### DIRECTIVE
Every line of the material is to be quoted verbatim, minus the pictures.

### MATERIAL
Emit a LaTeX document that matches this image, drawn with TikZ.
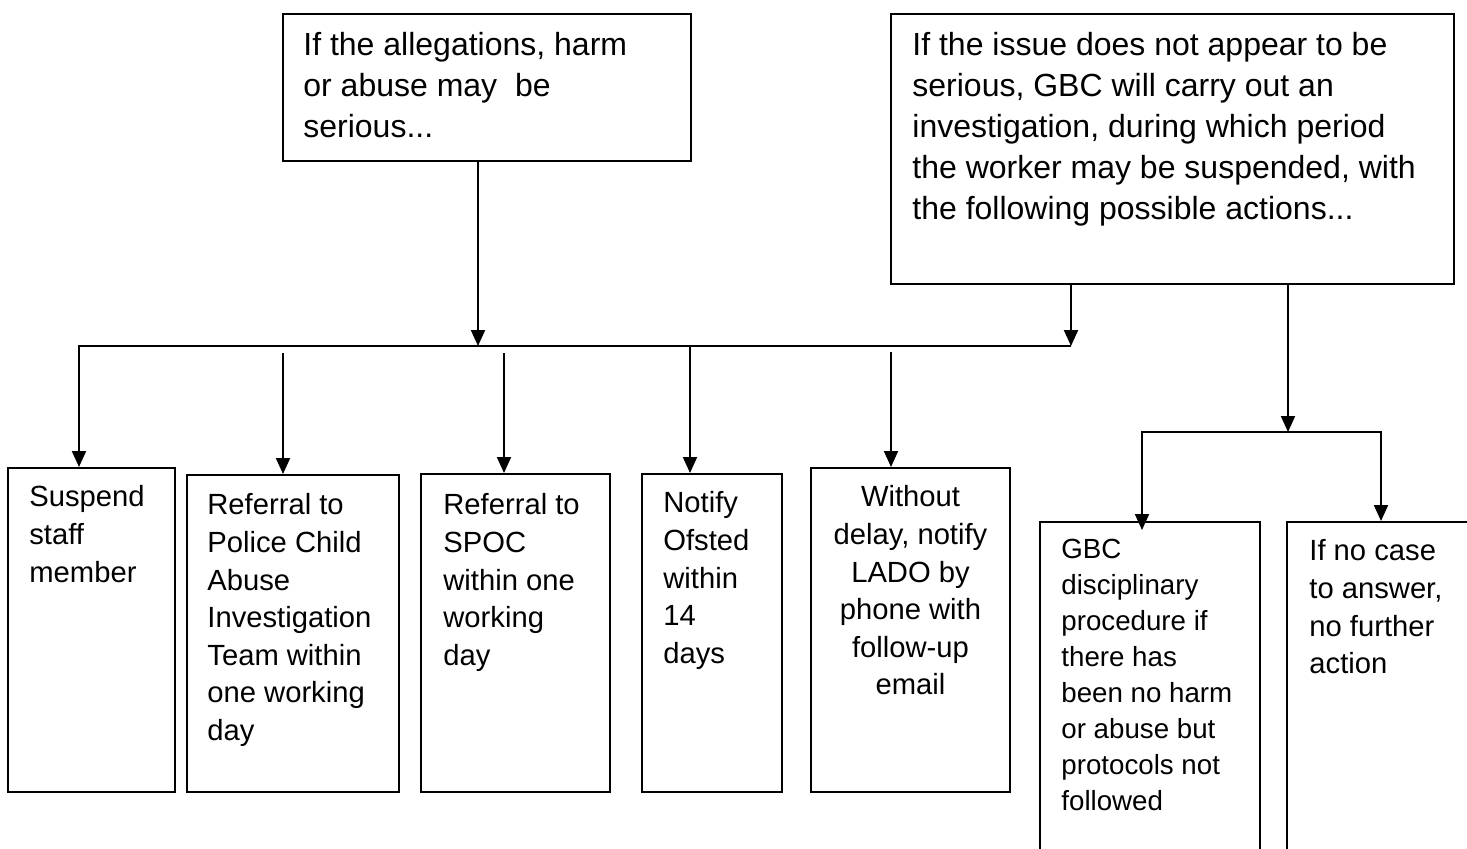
\documentclass[tikz,border=0pt]{standalone}
\usepackage{fontspec}
\setmainfont{Liberation Sans}
\usetikzlibrary{arrows.meta,fit}
\tikzset{
  box/.style={draw, line width=1pt, inner sep=0pt},
  txt/.style={inner sep=0pt, anchor=north west, align=left},
  arr/.style={line width=1pt, -{Triangle[length=8pt,width=7pt]}},
  arrtwo/.style={line width=1pt, {Triangle[length=8pt,width=7pt]}-{Triangle[length=8pt,width=7pt]}},
  ftop/.style={font=\fontsize{16pt}{20.5pt}\selectfont},
  fmid/.style={font=\fontsize{14.6pt}{18.8pt}\selectfont},
  fsml/.style={font=\fontsize{13.85pt}{18pt}\selectfont},
}
\begin{document}
\begin{tikzpicture}[x=0.5pt,y=-0.5pt]
\fill[white] (0,0) rectangle (1467,848);
\clip (0,0) rectangle (1467,848);
% box corners
\coordinate (tla) at (283,14);   \coordinate (tlb) at (691,161);
\coordinate (tra) at (891,14);   \coordinate (trb) at (1454,284);
\coordinate (b1a) at (8,468);    \coordinate (b1b) at (175,792);
\coordinate (b2a) at (187,475);  \coordinate (b2b) at (399,792);
\coordinate (b3a) at (421,474);  \coordinate (b3b) at (610,792);
\coordinate (b4a) at (642,474);  \coordinate (b4b) at (782,792);
\coordinate (b5a) at (811,468);  \coordinate (b5b) at (1010,792);
\coordinate (b6a) at (1040,522); \coordinate (b6b) at (1260,880);
\coordinate (b7a) at (1287,522); \coordinate (b7b) at (1500,880);
% boxes
\node[box, fit=(tla)(tlb)] (tl) {};
\node[box, fit=(tra)(trb)] (tr) {};
\node[box, fit=(b1a)(b1b)] (b1) {};
\node[box, fit=(b2a)(b2b)] (b2) {};
\node[box, fit=(b3a)(b3b)] (b3) {};
\node[box, fit=(b4a)(b4b)] (b4) {};
\node[box, fit=(b5a)(b5b)] (b5) {};
\node[box, fit=(b6a)(b6b)] (b6) {};
\node[box, fit=(b7a)(b7b)] (b7) {};
% texts
\node[txt, ftop] (tlt) at (303,29) {\rule{0pt}{13pt}If the allegations, harm\\or abuse may\ \ be\\serious...};
\node[txt, ftop] (trt) at (912,29) {\rule{0pt}{13pt}If the issue does not appear to be\\serious, GBC will carry out an\\investigation, during which period\\the worker may be suspended, with\\the following possible actions...};
\node[txt, fmid] (b1t) at (29,482.5) {\rule{0pt}{12pt}Suspend\\staff\\member};
\node[txt, fmid] (b2t) at (207,490.5) {\rule{0pt}{12pt}Referral to\\Police Child\\Abuse\\Investigation\\Team within\\one working\\day};
\node[txt, fmid] (b3t) at (443,490.5) {\rule{0pt}{12pt}Referral to\\SPOC\\within one\\working\\day};
\node[txt, fmid] (b4t) at (663,488.5) {\rule{0pt}{12pt}Notify\\Ofsted\\within\\14\\days};
\node[txt, fmid, anchor=north, align=center] (b5t) at (910.5,482.5) {\rule{0pt}{12pt}Without\\delay, notify\\LADO by\\phone with\\follow-up\\email};
\node[txt, fsml] (b6t) at (1061,535) {\rule{0pt}{11.5pt}GBC\\disciplinary\\procedure if\\there has\\been no harm\\or abuse but\\protocols not\\followed};
\node[txt, fmid] (b7t) at (1309,536.5) {\rule{0pt}{12pt}If no case\\to answer,\\no further\\action};
% junction coordinates
\coordinate (j1) at (478,346);
\coordinate (hr) at (1071,346);
\coordinate (hl) at (79,346);
\coordinate (s2) at (283,353);
\coordinate (s3) at (504,353);
\coordinate (s4) at (690,346);
\coordinate (s5) at (891,352);
\coordinate (j3) at (1288,432);
\coordinate (bl) at (1142,432);
\coordinate (br) at (1381,432);
% connectors
\draw[arr] (j1 |- tl.south) -- (j1);
\draw[arr] (hr |- tr.south) -- (hr);
\draw[arr] (hr) -- (hl) -- (hl |- b1.north);
\draw[arr] (s2) -- (s2 |- b2.north);
\draw[arr] (s3) -- (s3 |- b3.north);
\draw[arr] (s4) -- (s4 |- b4.north);
\draw[arr] (s5) -- (s5 |- b5.north);
\draw[arr] (j3 |- tr.south) -- (j3);
\draw[arrtwo] ([yshift=-4.5pt]bl |- b6.north) -- (bl) -- (br) -- (br |- b7.north);
\end{tikzpicture}
\end{document}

### COMPLETED EXERCISE
Emit a LaTeX document that matches this image, drawn with TikZ.
\documentclass[tikz,border=0pt]{standalone}
\usepackage{fontspec}
\setmainfont{Liberation Sans}
\usetikzlibrary{arrows.meta,fit}
\tikzset{
  box/.style={draw, line width=1pt, inner sep=0pt},
  txt/.style={inner sep=0pt, anchor=north west, align=left},
  arr/.style={line width=1pt, -{Triangle[length=8pt,width=7pt]}},
  arrtwo/.style={line width=1pt, {Triangle[length=8pt,width=7pt]}-{Triangle[length=8pt,width=7pt]}},
  ftop/.style={font=\fontsize{16pt}{20.5pt}\selectfont},
  fmid/.style={font=\fontsize{14.6pt}{18.8pt}\selectfont},
  fsml/.style={font=\fontsize{13.85pt}{18pt}\selectfont},
}
\begin{document}
\begin{tikzpicture}[x=0.5pt,y=-0.5pt]
\fill[white] (0,0) rectangle (1467,848);
\clip (0,0) rectangle (1467,848);
% box corners
\coordinate (tla) at (283,14);   \coordinate (tlb) at (691,161);
\coordinate (tra) at (891,14);   \coordinate (trb) at (1454,284);
\coordinate (b1a) at (8,468);    \coordinate (b1b) at (175,792);
\coordinate (b2a) at (187,475);  \coordinate (b2b) at (399,792);
\coordinate (b3a) at (421,474);  \coordinate (b3b) at (610,792);
\coordinate (b4a) at (642,474);  \coordinate (b4b) at (782,792);
\coordinate (b5a) at (811,468);  \coordinate (b5b) at (1010,792);
\coordinate (b6a) at (1040,522); \coordinate (b6b) at (1260,880);
\coordinate (b7a) at (1287,522); \coordinate (b7b) at (1500,880);
% boxes
\node[box, fit=(tla)(tlb)] (tl) {};
\node[box, fit=(tra)(trb)] (tr) {};
\node[box, fit=(b1a)(b1b)] (b1) {};
\node[box, fit=(b2a)(b2b)] (b2) {};
\node[box, fit=(b3a)(b3b)] (b3) {};
\node[box, fit=(b4a)(b4b)] (b4) {};
\node[box, fit=(b5a)(b5b)] (b5) {};
\node[box, fit=(b6a)(b6b)] (b6) {};
\node[box, fit=(b7a)(b7b)] (b7) {};
% texts
\node[txt, ftop] (tlt) at (303,29) {\rule{0pt}{13pt}If the allegations, harm\\or abuse may\ \ be\\serious...};
\node[txt, ftop] (trt) at (912,29) {\rule{0pt}{13pt}If the issue does not appear to be\\serious, GBC will carry out an\\investigation, during which period\\the worker may be suspended, with\\the following possible actions...};
\node[txt, fmid] (b1t) at (29,482.5) {\rule{0pt}{12pt}Suspend\\staff\\member};
\node[txt, fmid] (b2t) at (207,490.5) {\rule{0pt}{12pt}Referral to\\Police Child\\Abuse\\Investigation\\Team within\\one working\\day};
\node[txt, fmid] (b3t) at (443,490.5) {\rule{0pt}{12pt}Referral to\\SPOC\\within one\\working\\day};
\node[txt, fmid] (b4t) at (663,488.5) {\rule{0pt}{12pt}Notify\\Ofsted\\within\\14\\days};
\node[txt, fmid, anchor=north, align=center] (b5t) at (910.5,482.5) {\rule{0pt}{12pt}Without\\delay, notify\\LADO by\\phone with\\follow-up\\email};
\node[txt, fsml] (b6t) at (1061,535) {\rule{0pt}{11.5pt}GBC\\disciplinary\\procedure if\\there has\\been no harm\\or abuse but\\protocols not\\followed};
\node[txt, fmid] (b7t) at (1309,536.5) {\rule{0pt}{12pt}If no case\\to answer,\\no further\\action};
% junction coordinates
\coordinate (j1) at (478,346);
\coordinate (hr) at (1071,346);
\coordinate (hl) at (79,346);
\coordinate (s2) at (283,353);
\coordinate (s3) at (504,353);
\coordinate (s4) at (690,346);
\coordinate (s5) at (891,352);
\coordinate (j3) at (1288,432);
\coordinate (bl) at (1142,432);
\coordinate (br) at (1381,432);
% connectors
\draw[arr] (j1 |- tl.south) -- (j1);
\draw[arr] (hr |- tr.south) -- (hr);
\draw[arr] (hr) -- (hl) -- (hl |- b1.north);
\draw[arr] (s2) -- (s2 |- b2.north);
\draw[arr] (s3) -- (s3 |- b3.north);
\draw[arr] (s4) -- (s4 |- b4.north);
\draw[arr] (s5) -- (s5 |- b5.north);
\draw[arr] (j3 |- tr.south) -- (j3);
\draw[arrtwo] ([yshift=-4.5pt]bl |- b6.north) -- (bl) -- (br) -- (br |- b7.north);
\end{tikzpicture}
\end{document}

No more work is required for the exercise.